Tuesday, July 28, 2015

Leading House Dem Proposes Bill to Merge Trust Funds

Rep. Xavier Becerra (D-CA) has introduced legislation that would merge the Social Security retirement and disability trust funds. The purpose of the merge is to reallocate revenues from the retirement to the disability plan, which would forestall the disability plan's insolvency, projected for late 2016. The Committee for a Responsible Federal Budget has a nice blog post summarizing the issues surrounding a trust fund merger.

But I'll be more blunt: merging the trust funds is an effort to -- almost literally -- paper over the larger policy problems with the Disability Insurance program. Yes, DI is suffering financially due to population aging and the larger number of women who qualify for benefits.

But if these were the only factors, it's unlikely we'd have seen such a large shift in the causes of disability applications from things like circulatory disorders (think heart disease) to mental and musculoskeletal disorders. Congressional changes in eligibility rules in the 1980s made it easier to apply for benefits based on those latter types of ailments.

It's also unlike we would have seen the shift in applicants toward less-educated, less-skilled workers had loosened eligibility rules, combined with stagnating wages for working-class individuals, made DI benefits more attractive.
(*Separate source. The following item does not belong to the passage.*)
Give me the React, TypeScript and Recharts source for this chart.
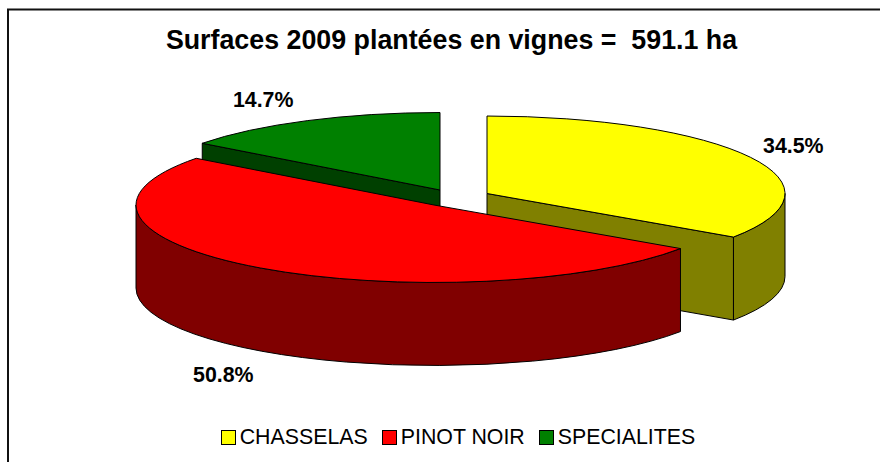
import { PieChart, Pie, Cell, Legend } from "recharts";

const categories = ["SPECIALITES", "CHASSELAS", "PINOT NOIR"];
const shares = [14.7, 34.5, 50.8];
const legendOrder = ["CHASSELAS", "PINOT NOIR", "SPECIALITES"];
const chartTitle = "Surfaces 2009 plantées en vignes =  591.1 ha";

const topColors: Record<string, string> = {
  CHASSELAS: "#ffff00",
  "PINOT NOIR": "#ff0000",
  SPECIALITES: "#008000",
};
const sideColors: Record<string, string> = {
  CHASSELAS: "#808000",
  "PINOT NOIR": "#800000",
  SPECIALITES: "#004000",
};

// how far each slice is pulled out of the pie
const explode: Record<string, { dx: number; dy: number }> = {
  CHASSELAS: { dx: 53, dy: -11.5 },
  "PINOT NOIR": { dx: 0, dy: 0 },
  SPECIALITES: { dx: 6, dy: -15 },
};
// label position relative to the rim point at the slice's mid angle
const labelNudge: Record<string, { dx: number; dy: number }> = {
  CHASSELAS: { dx: 43, dy: -4 },
  "PINOT NOIR": { dx: -37, dy: 31 },
  SPECIALITES: { dx: -44, dy: -14 },
};

const WIDTH = 880;
const HEIGHT = 462;
const FONT = "'Liberation Sans', Arial, sans-serif";
const TILT = 0.26; // ellipse height / width
const DEPTH = 83;
const RADIUS = 298;

const chartData = categories.map((name, i) => ({ name, value: shares[i] }));
// start so that the CHASSELAS slice begins at 12 o'clock; back slice is drawn first
const startAngle = 90 + (shares[0] * 360) / 100;

const rad = (deg: number) => (deg * Math.PI) / 180;

function Slice3D(props: any) {
  const { cx, cy, outerRadius, startAngle: s, endAngle: e, name, fill } = props;
  const { dx, dy } = explode[name];
  const ox = cx + dx;
  const oy = cy + dy;
  const rx = outerRadius;
  const ry = outerRadius * TILT;
  const pt = (deg: number, drop = 0) =>
    [ox + rx * Math.cos(rad(deg)), oy - ry * Math.sin(rad(deg)) + drop] as const;
  const arc = (from: number, to: number, drop = 0) => {
    const [x, y] = pt(to, drop);
    const large = Math.abs(to - from) > 180 ? 1 : 0;
    const sweep = to < from ? 1 : 0;
    return `A ${rx} ${ry} 0 ${large} ${sweep} ${x} ${y}`;
  };

  const [sx, sy] = pt(s);
  const faces: string[] = [];

  // cut faces, only the ones turned to the viewer
  if (Math.sin(rad(s + 90)) < -0.001) {
    const [x, y] = pt(s);
    faces.push(`M ${ox} ${oy} L ${x} ${y} L ${x} ${y + DEPTH} L ${ox} ${oy + DEPTH} Z`);
  }
  if (Math.sin(rad(e - 90)) < -0.001) {
    const [x, y] = pt(e);
    faces.push(`M ${ox} ${oy} L ${x} ${y} L ${x} ${y + DEPTH} L ${ox} ${oy + DEPTH} Z`);
  }

  // outer rim: the part of the sweep in the front half
  const from = Math.min(s, 0);
  const to = Math.max(e, -180);
  if (from > to) {
    const [x0, y0] = pt(from);
    const [x1, y1] = pt(to, DEPTH);
    faces.push(`M ${x0} ${y0} ${arc(from, to)} L ${x1} ${y1} ${arc(to, from, DEPTH)} Z`);
  }

  const [ex, ey] = pt(e);
  return (
    <g>
      {faces.map((d, i) => (
        <path key={i} d={d} fill={sideColors[name]} stroke="#000" strokeWidth={1} />
      ))}
      <path
        d={`M ${ox} ${oy} L ${sx} ${sy} ${arc(s, e)} L ${ex} ${ey} Z`}
        fill={fill}
        stroke="#000"
        strokeWidth={1}
      />
    </g>
  );
}

function renderLabel(props: any) {
  const { cx, cy, outerRadius, midAngle, name, value } = props;
  const ex = explode[name];
  const nudge = labelNudge[name];
  const mid = rad(midAngle);
  const front = Math.sin(mid) < 0 ? DEPTH : 0;
  const x = cx + ex.dx + outerRadius * Math.cos(mid) + nudge.dx;
  const y = cy + ex.dy - outerRadius * TILT * Math.sin(mid) + front + nudge.dy;
  return (
    <text x={x} y={y} textAnchor="middle" fontFamily={FONT} fontSize={21.33} fontWeight="bold" fill="#000">
      {`${value.toFixed(1)}%`}
    </text>
  );
}

function PieLegend() {
  return (
    <div
      style={{
        display: "flex",
        justifyContent: "center",
        fontFamily: FONT,
        fontSize: 21.33,
        color: "#000",
        lineHeight: "24px",
      }}
    >
      {legendOrder.map((name) => (
        <span key={name} style={{ display: "flex", alignItems: "center", marginRight: 14 }}>
          <span
            style={{
              width: 13,
              height: 13,
              marginRight: 4,
              background: topColors[name],
              border: "1px solid #000",
            }}
          />
          {name}
        </span>
      ))}
    </div>
  );
}

export default function App() {
  return (
    <div style={{ position: "absolute", left: 0, top: 0, width: WIDTH, height: HEIGHT, background: "#fff" }}>
      <PieChart width={WIDTH} height={HEIGHT} margin={{ top: 0, right: 0, bottom: 0, left: 0 }}>
        <path d={`M 8 462 L 8 9.5 L 880 9.5`} fill="none" stroke="#111" strokeWidth={2} />
        <text x={451.5} y={49} textAnchor="middle" fontFamily={FONT} fontSize={26.8} fontWeight="bold" fill="#000" xmlSpace="preserve">
          {chartTitle}
        </text>
        <Pie
          data={chartData}
          dataKey="value"
          nameKey="name"
          cx={434}
          cy={205}
          outerRadius={RADIUS}
          startAngle={startAngle}
          endAngle={startAngle - 360}
          shape={Slice3D}
          label={renderLabel}
          labelLine={false}
          isAnimationActive={false}
        >
          {chartData.map((d) => (
            <Cell key={d.name} fill={topColors[d.name]} />
          ))}
        </Pie>
        <Legend
          content={PieLegend}
          layout="horizontal"
          verticalAlign="bottom"
          align="center"
          wrapperStyle={{ left: 0, width: 930, bottom: 13 }}
        />
      </PieChart>
    </div>
  );
}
But living on DI isn't an attractive life. You can survive, but only just. And you'll never get ahead, even modestly. It's not a life you'd wish for someone if there were any good alternatives. And there are. A substantial number of studies show that many DI beneficiaries have significant ability to work. If we reward work -- say, by making the EITC more generous -- and require that DI applicants first go through rehabilitation and re-employment training, we can shift the incentives toward staying in the workforce

But that's only going to happen if we decide to grapple seriously with disability reform. Rep. Becerra's bill to paper over the DI program's problems indicated that such an effort isn't likely.